Meus mestres Gilson e Júlio e meus caros amigos do Ribeirão em Cena,
O que eu poderia dizer-lhes, sem o risco da obviedade, sobre o espetáculo - de vida - que vocês me proporcionaram no último sábado à noite? Falar-lhes de meu reencontro com Chico Buarque, João Bosco/ Aldir Blanc e Bertold Brecht? Falar-lhes de meu encantamento ao comungar com o Júlio e com Dom Hélder em Invocação à Mariama? Quiçá gritar-lhes minha emoção incontida ao vivenciar, por intermédio do trabalho/oferta dos queridos amigos atores, as dores de Herzog, Zuzu, Sonia Maria e Stuart Angel, Cidinha e Áurea Moretti? Dizer-lhes como foi terrível reviver meu desprezo para com Filinto Müller, Hitler, Getúlio Vargas, Garrastazu e tantas outras “criaturas” - muitas das quais, aliás, tiveram suas selvagerias anistiadas pelo Congresso Nacional brasileiro e pelo STF? Não. De tudo isto, de todos estes arrebatamentos vocês, amigos, já se ocuparam por intermédio da arte teatral e do sonho – aquele se que torna realidade a cada noite de apresentação, de vivência (digo vivência porque o trabalho por vocês desenvolvido ultrapassa as fronteiras do espetáculo – trata-se de uma celebração da vida a partir de tantas dores, de tantas ausências). Dionísio, nosso deus por vocação, por certo esteve em êxtase ao vislumbrar que a partir de Antígone (sim, a primeira mulher vermelha) desenvolver-se-ia, por um grupo de teatro da pólis ribeiraopretana, uma ode a todos os seres humanos vermelhos (homens e mulheres) cultores do sonho e da liberdade.
Não posso furtar-me, logo de início, a uma consideração bastante óbvia concernente à temática do espetáculo: quantos homens/crianças/mulheres vermelhas ainda hão de perecer a fim de que nós vivenciemos plenamente a fraternidade, a liberdade, a igualdade? Os paralelos traçados pelo espetáculo (que vão desde a Grécia de Antígone, do século V a.C, aos dias de hoje – relembre-se a bandeira do MST encerrando o espetáculo) trazem-nos tal questionamento de forma pungente.

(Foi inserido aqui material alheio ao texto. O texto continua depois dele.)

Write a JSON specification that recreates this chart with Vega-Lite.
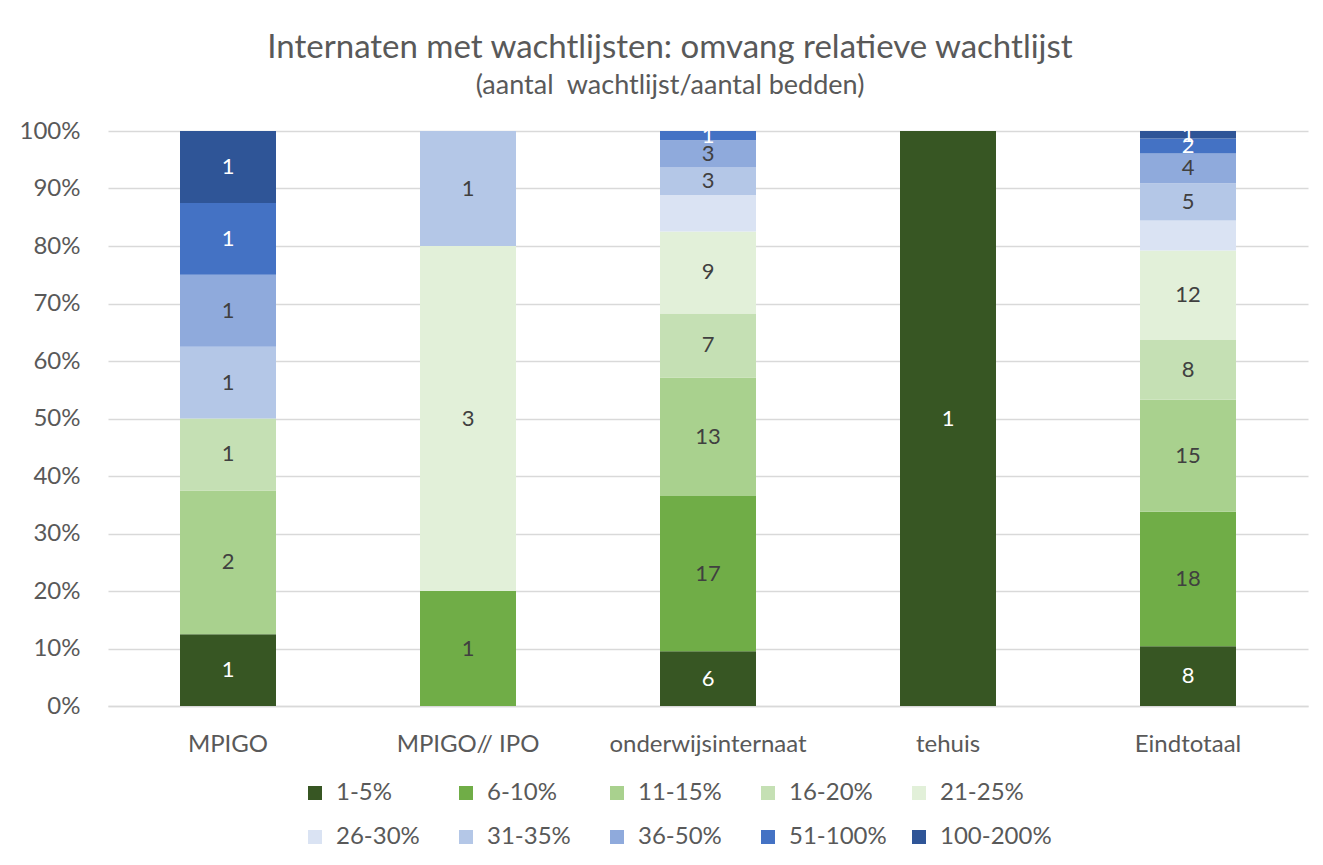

Os gritos e as dores de todas aquelas mulheres vermelhas, por certo, não foram em vão: continuam ecoando em nós e fazendo-nos recordar de suas conquistas. Ocorre que, de alguma forma, vivenciamos, ainda, tempos de guerra, tempos cruéis e precisamos estar atentos para que tão-somente as promessas de vida possam florescer... O trabalho do Ribeirão em Cena, magistralmente capitaneado pelo querido Gilson Filho, traz às nossas memórias a luta de tantas mulheres que, circunstanciadas em diversos contextos de repressão e de morte, disseram sim à vida, à liberdade... E, para tanto, pagaram preço valoroso. Fico pensando que a riqueza do trabalho, sob todos os ângulos mirados, reside justamente na crença do Gilson (revelada a nós, espectadores, por intermédio dos atores) nesta mesma possibilidade de vida. E de sonho. Tal crença, frise-se, foi inteiramente vivenciada pelo elenco todo, pela equipe técnica e pelos músicos (que grata surpresa a música ao vivo... músicos excelentes, sintonia radiante com os atores) ... enfim, por todos aqueles que ali trabalharam com devoção. Com fé.
Meus amigos, quero agradecer-lhes tamanha oportunidade de encantamento e de encontro; sentimento, aliás, que vem sendo ratificado a cada nova criação da ONG Ribeirão em Cena. Eu não mais farei referências à nossa cara pólis de maneira desairosa no que concerne ao âmbito cultural: nós temos o Ribeirão em Cena com toda sua proposta absolutamente frutífera de oxigenação da cultura local. Salve! Salve, Dionísio! Salve, Gilson! Salve, Júlio! Salve, Malba, Adriana, Marília e todos o queridos companheiros do Ribeirão em Cena. Salve!
Peço licença a dom Hélder e também valho-me do auxílio de Mariama, Mãe dos homens de todas as raças, de todas as cores, de todos os cantos da Terra. Pede ao teu filho que esta festa não termine aqui, a marcha final vai ser linda de viver. Peço a vocês, queridos amigos, que não parem nunca, é lindo! É lindo de viver! É lindo poder partilhar de um momento como este criado por vocês.
P.S (i) Meus caros, espero que me desculpem por não lhes ter parabenizado/abraçado após o espetáculo... a emoção foi grande. Eu escrevi estas palavras na volta para casa, pleno de Deus e preenchido pela poesia que o labor árduo de vocês fez florescer: meu coração transbordou!